▶ Goal: Extract the lines of the material below, beginning with the first and ending with the line that holds "(c2e) at (286,403)". Skip every picture.

▶ Records provided:
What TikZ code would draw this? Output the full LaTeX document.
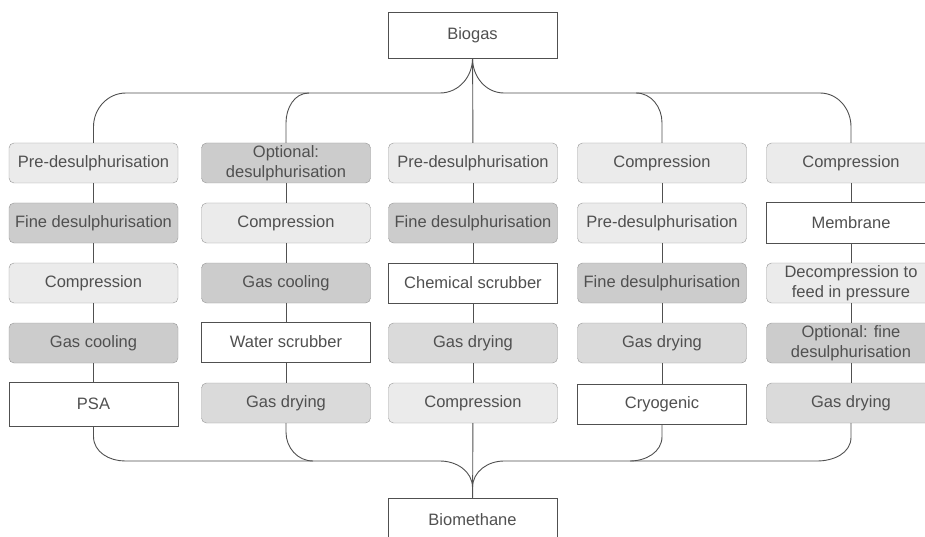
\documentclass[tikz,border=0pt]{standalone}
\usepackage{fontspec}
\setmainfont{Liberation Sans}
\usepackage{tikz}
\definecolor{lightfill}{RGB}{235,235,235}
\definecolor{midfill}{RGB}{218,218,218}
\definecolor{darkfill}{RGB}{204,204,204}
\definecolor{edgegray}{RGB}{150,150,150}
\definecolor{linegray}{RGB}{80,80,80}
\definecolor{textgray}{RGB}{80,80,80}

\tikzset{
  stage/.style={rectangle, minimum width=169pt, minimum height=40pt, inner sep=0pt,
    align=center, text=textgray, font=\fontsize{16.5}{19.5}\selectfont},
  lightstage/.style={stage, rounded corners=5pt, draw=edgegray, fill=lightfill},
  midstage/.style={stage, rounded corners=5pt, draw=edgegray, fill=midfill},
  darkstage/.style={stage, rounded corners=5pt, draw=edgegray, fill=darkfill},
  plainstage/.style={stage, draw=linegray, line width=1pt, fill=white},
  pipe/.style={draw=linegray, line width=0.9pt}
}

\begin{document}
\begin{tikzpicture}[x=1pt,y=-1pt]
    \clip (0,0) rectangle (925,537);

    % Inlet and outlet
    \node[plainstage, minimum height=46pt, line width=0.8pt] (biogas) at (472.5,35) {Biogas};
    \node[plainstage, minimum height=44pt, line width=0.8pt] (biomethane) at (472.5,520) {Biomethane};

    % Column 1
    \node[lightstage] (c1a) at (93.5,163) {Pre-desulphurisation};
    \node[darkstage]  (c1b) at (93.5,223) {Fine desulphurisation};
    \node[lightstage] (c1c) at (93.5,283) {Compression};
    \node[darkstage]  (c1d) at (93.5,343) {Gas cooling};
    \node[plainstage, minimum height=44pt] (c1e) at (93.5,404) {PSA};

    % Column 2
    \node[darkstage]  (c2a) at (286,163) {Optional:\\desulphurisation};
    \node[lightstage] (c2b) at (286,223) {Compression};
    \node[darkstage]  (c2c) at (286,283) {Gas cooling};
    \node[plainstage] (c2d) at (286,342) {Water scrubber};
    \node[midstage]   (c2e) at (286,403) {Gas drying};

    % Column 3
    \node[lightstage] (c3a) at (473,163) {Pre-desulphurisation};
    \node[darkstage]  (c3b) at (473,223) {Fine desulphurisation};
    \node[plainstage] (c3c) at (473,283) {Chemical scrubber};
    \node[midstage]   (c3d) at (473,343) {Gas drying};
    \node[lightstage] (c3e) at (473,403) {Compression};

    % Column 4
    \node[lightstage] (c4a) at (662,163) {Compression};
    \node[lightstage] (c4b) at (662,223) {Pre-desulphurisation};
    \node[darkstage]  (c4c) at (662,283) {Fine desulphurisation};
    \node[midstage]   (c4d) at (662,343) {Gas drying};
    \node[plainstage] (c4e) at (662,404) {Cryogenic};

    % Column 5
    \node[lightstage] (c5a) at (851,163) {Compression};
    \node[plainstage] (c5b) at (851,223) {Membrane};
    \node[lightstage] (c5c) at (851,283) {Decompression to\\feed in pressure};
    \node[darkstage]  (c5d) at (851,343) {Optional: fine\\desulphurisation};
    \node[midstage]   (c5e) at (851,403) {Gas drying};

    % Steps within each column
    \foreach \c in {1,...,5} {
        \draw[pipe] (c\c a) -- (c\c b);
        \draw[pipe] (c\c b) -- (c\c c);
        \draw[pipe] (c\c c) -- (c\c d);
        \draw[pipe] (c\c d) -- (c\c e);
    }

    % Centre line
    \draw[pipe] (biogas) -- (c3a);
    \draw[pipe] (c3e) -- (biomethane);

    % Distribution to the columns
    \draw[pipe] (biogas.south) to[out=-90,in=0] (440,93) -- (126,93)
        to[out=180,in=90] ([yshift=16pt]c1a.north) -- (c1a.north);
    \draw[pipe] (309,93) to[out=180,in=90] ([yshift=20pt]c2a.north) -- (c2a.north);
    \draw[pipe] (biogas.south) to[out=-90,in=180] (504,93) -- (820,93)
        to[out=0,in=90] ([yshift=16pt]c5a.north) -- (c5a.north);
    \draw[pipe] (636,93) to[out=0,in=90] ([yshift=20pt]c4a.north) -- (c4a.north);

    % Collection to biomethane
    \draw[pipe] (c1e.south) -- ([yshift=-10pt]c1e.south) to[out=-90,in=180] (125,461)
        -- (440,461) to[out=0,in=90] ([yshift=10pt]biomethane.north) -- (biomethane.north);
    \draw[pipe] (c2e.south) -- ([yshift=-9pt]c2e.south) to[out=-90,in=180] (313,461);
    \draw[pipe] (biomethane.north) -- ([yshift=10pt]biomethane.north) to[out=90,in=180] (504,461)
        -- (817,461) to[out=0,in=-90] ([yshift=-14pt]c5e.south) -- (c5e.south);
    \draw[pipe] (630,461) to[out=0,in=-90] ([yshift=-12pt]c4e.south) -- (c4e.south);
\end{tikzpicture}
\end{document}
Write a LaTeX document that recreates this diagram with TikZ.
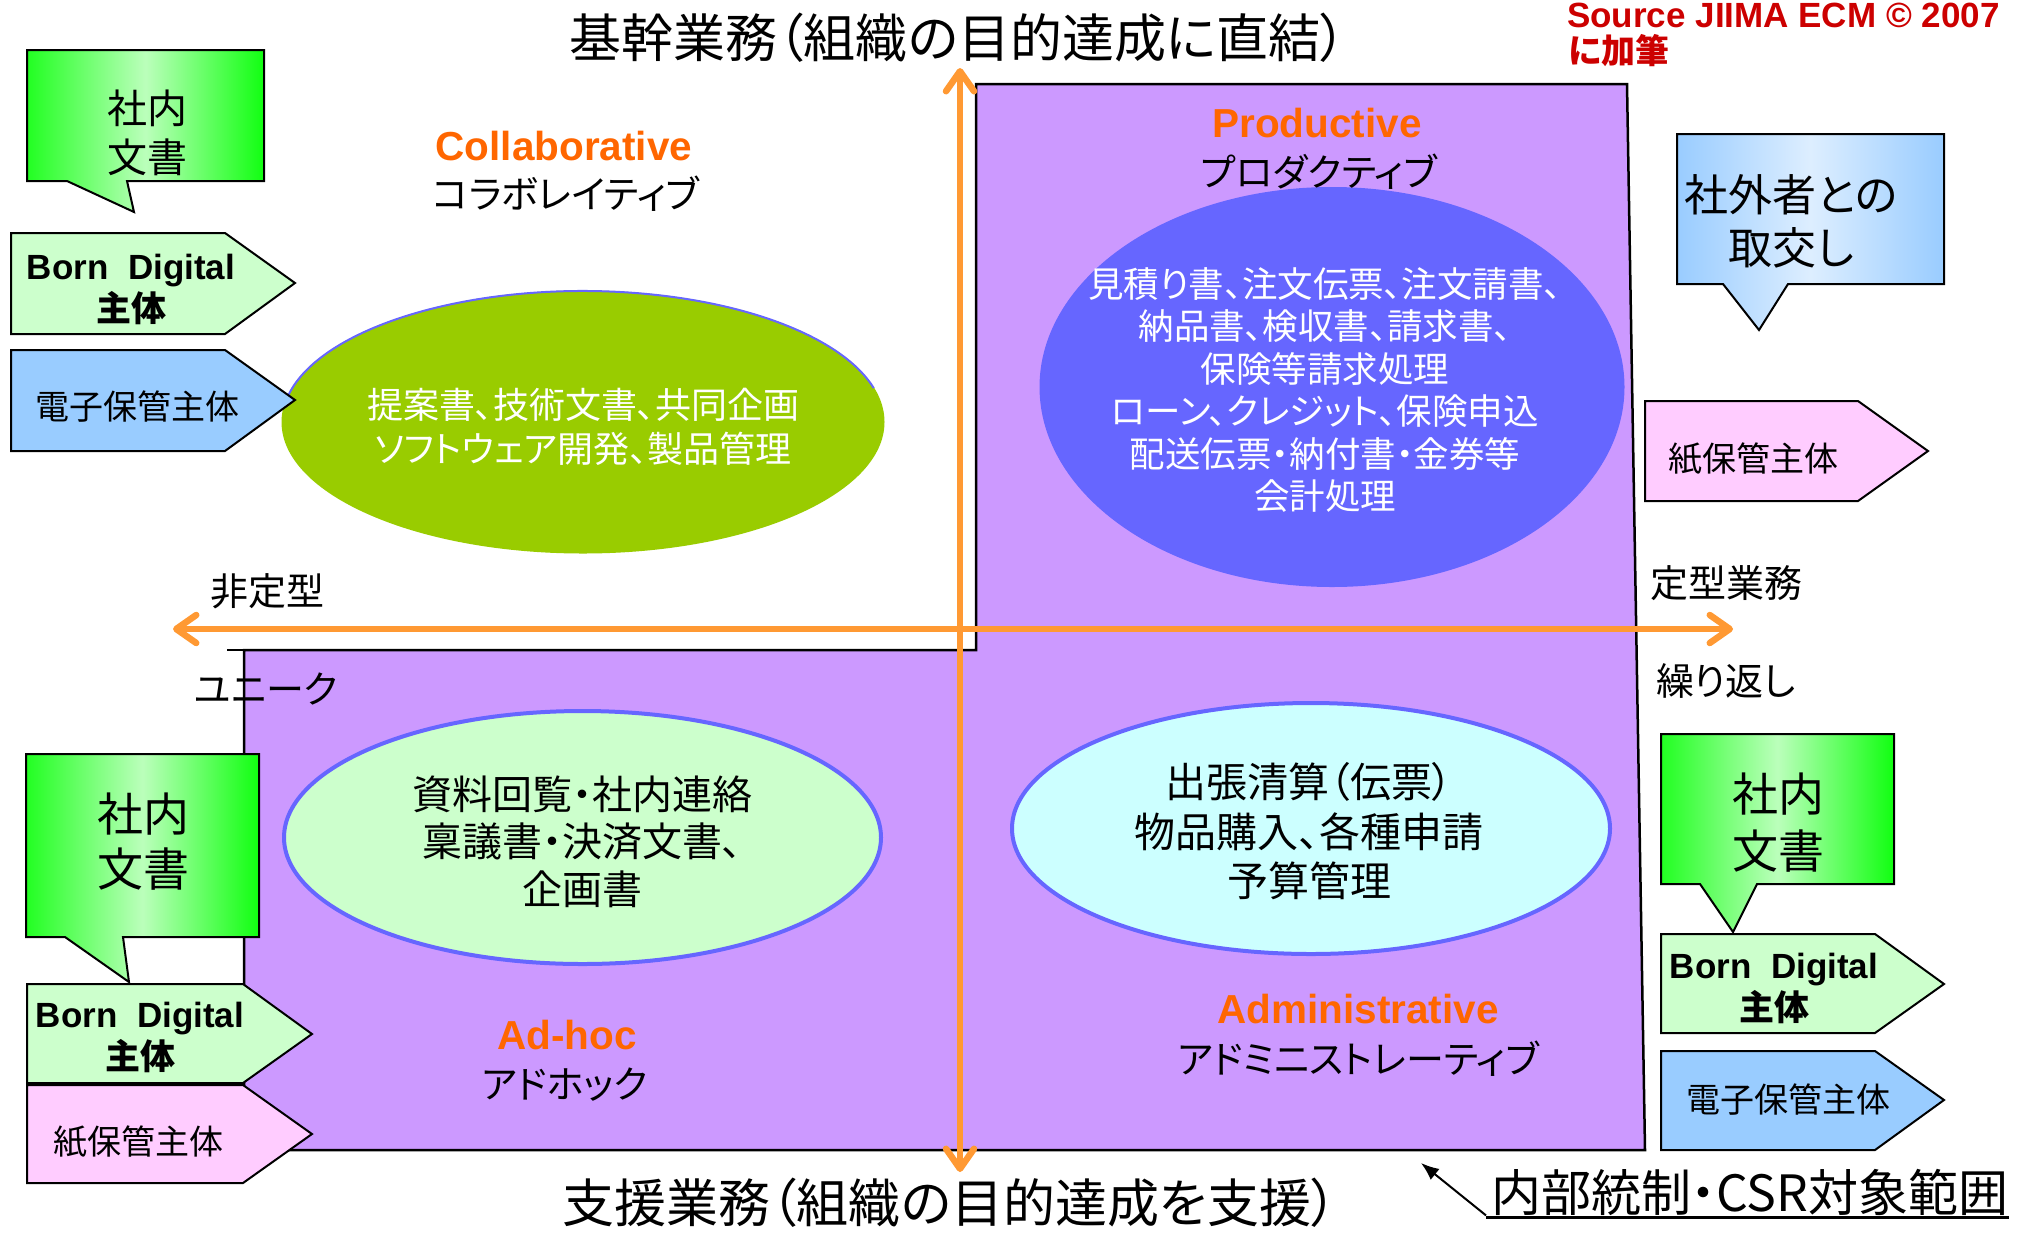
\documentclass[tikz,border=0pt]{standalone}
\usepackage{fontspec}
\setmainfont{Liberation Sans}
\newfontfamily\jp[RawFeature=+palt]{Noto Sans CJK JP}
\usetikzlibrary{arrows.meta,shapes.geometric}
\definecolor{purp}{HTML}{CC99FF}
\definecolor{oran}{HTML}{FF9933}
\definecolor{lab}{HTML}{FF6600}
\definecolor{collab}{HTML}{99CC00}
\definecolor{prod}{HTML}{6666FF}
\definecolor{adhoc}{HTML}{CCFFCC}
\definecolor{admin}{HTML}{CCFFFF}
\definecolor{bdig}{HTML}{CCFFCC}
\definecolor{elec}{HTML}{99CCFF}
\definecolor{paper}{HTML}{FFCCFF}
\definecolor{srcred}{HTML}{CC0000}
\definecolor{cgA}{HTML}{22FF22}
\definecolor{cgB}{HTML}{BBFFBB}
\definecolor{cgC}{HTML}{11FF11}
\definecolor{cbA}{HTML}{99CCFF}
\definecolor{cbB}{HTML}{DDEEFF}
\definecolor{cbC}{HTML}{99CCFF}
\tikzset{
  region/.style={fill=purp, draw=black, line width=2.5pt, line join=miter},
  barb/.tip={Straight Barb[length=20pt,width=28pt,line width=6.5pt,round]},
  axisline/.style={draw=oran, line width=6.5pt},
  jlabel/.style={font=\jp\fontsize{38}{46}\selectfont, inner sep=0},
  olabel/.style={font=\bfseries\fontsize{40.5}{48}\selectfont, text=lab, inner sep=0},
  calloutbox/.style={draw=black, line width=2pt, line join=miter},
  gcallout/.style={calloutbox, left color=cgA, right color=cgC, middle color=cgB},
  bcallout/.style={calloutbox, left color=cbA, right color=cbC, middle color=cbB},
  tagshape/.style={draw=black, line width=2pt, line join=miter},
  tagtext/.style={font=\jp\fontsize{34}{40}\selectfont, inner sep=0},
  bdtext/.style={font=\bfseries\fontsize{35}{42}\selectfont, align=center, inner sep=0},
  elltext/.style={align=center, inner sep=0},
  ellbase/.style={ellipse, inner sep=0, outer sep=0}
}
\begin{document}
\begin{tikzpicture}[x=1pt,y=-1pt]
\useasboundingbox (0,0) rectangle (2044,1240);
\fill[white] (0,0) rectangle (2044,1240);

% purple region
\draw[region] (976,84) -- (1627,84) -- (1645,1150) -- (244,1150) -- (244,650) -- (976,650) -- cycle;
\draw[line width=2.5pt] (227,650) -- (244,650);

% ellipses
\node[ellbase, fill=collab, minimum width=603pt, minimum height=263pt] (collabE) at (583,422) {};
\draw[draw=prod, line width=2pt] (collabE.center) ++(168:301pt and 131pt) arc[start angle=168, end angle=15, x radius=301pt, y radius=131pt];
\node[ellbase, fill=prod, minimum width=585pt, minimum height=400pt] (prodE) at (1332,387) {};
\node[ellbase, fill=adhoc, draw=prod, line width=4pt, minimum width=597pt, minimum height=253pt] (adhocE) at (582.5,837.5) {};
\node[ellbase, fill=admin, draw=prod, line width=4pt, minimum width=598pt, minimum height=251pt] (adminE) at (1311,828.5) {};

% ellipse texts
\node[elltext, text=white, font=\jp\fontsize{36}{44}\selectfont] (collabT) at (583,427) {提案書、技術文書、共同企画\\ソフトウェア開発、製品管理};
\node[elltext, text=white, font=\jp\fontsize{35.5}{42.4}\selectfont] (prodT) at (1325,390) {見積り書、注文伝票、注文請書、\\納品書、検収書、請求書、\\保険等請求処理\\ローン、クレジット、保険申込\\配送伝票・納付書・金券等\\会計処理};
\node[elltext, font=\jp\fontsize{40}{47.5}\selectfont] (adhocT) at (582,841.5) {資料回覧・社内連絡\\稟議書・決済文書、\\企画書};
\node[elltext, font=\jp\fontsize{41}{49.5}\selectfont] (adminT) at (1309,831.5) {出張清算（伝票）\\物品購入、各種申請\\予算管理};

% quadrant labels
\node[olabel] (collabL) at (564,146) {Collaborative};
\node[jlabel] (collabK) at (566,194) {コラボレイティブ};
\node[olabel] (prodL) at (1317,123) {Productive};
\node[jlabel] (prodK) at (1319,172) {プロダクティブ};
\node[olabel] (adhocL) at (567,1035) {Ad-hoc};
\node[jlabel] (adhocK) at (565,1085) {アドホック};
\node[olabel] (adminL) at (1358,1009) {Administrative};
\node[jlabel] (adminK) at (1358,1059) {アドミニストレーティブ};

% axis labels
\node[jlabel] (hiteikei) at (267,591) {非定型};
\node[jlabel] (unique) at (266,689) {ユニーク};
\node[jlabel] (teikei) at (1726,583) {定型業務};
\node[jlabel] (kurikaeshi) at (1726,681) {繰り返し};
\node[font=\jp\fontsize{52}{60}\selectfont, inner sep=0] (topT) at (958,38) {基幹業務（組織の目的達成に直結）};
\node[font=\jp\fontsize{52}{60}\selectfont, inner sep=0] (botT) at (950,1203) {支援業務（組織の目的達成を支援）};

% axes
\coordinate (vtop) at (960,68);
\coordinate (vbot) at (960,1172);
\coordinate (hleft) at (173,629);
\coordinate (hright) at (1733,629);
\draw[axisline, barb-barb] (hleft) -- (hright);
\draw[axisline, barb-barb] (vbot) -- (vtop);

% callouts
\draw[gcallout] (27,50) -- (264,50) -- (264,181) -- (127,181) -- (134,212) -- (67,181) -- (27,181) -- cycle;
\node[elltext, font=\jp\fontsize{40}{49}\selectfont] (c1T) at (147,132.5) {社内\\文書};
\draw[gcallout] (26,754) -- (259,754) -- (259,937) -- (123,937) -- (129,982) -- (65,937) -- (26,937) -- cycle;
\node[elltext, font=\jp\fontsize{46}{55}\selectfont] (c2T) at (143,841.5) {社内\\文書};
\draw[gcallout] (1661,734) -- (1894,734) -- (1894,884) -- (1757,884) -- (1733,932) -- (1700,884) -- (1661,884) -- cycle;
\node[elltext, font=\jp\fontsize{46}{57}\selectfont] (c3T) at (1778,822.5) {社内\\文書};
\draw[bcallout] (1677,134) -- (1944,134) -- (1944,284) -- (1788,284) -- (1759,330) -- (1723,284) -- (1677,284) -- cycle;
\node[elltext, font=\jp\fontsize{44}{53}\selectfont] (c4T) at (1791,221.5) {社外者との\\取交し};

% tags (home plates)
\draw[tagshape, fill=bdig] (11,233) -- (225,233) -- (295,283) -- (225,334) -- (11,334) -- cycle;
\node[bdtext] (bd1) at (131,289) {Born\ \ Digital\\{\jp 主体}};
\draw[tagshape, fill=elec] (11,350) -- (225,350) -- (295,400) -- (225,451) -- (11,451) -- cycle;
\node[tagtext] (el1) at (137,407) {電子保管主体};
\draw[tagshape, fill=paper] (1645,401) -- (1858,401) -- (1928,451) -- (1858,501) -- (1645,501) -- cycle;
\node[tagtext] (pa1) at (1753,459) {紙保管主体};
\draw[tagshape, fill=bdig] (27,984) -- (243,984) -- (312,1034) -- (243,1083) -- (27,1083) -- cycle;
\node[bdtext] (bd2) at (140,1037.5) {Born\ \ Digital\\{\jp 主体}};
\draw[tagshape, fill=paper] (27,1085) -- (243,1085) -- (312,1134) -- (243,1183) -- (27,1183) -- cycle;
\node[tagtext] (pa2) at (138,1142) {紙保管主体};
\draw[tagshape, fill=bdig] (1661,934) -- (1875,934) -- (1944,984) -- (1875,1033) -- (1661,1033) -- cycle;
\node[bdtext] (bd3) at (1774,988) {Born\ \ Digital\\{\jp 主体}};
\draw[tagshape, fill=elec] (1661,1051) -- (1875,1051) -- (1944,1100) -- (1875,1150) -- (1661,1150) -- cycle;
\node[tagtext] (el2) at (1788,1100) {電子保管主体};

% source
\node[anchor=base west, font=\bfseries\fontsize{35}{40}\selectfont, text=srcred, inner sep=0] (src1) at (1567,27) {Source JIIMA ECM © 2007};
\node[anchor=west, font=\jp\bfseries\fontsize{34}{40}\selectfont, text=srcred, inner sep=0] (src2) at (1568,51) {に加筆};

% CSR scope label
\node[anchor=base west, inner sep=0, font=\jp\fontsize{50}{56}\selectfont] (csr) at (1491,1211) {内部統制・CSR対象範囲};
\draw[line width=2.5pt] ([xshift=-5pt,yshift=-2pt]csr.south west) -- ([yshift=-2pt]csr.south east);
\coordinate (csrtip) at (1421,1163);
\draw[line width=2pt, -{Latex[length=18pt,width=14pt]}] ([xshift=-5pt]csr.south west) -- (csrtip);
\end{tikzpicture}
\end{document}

▶ Correct result:
What TikZ code would draw this? Output the full LaTeX document.
\documentclass[tikz,border=0pt]{standalone}
\usepackage{fontspec}
\setmainfont{Liberation Sans}
\usepackage{tikz}
\definecolor{lightfill}{RGB}{235,235,235}
\definecolor{midfill}{RGB}{218,218,218}
\definecolor{darkfill}{RGB}{204,204,204}
\definecolor{edgegray}{RGB}{150,150,150}
\definecolor{linegray}{RGB}{80,80,80}
\definecolor{textgray}{RGB}{80,80,80}

\tikzset{
  stage/.style={rectangle, minimum width=169pt, minimum height=40pt, inner sep=0pt,
    align=center, text=textgray, font=\fontsize{16.5}{19.5}\selectfont},
  lightstage/.style={stage, rounded corners=5pt, draw=edgegray, fill=lightfill},
  midstage/.style={stage, rounded corners=5pt, draw=edgegray, fill=midfill},
  darkstage/.style={stage, rounded corners=5pt, draw=edgegray, fill=darkfill},
  plainstage/.style={stage, draw=linegray, line width=1pt, fill=white},
  pipe/.style={draw=linegray, line width=0.9pt}
}

\begin{document}
\begin{tikzpicture}[x=1pt,y=-1pt]
    \clip (0,0) rectangle (925,537);

    % Inlet and outlet
    \node[plainstage, minimum height=46pt, line width=0.8pt] (biogas) at (472.5,35) {Biogas};
    \node[plainstage, minimum height=44pt, line width=0.8pt] (biomethane) at (472.5,520) {Biomethane};

    % Column 1
    \node[lightstage] (c1a) at (93.5,163) {Pre-desulphurisation};
    \node[darkstage]  (c1b) at (93.5,223) {Fine desulphurisation};
    \node[lightstage] (c1c) at (93.5,283) {Compression};
    \node[darkstage]  (c1d) at (93.5,343) {Gas cooling};
    \node[plainstage, minimum height=44pt] (c1e) at (93.5,404) {PSA};

    % Column 2
    \node[darkstage]  (c2a) at (286,163) {Optional:\\desulphurisation};
    \node[lightstage] (c2b) at (286,223) {Compression};
    \node[darkstage]  (c2c) at (286,283) {Gas cooling};
    \node[plainstage] (c2d) at (286,342) {Water scrubber};
    \node[midstage]   (c2e) at (286,403) {Gas drying};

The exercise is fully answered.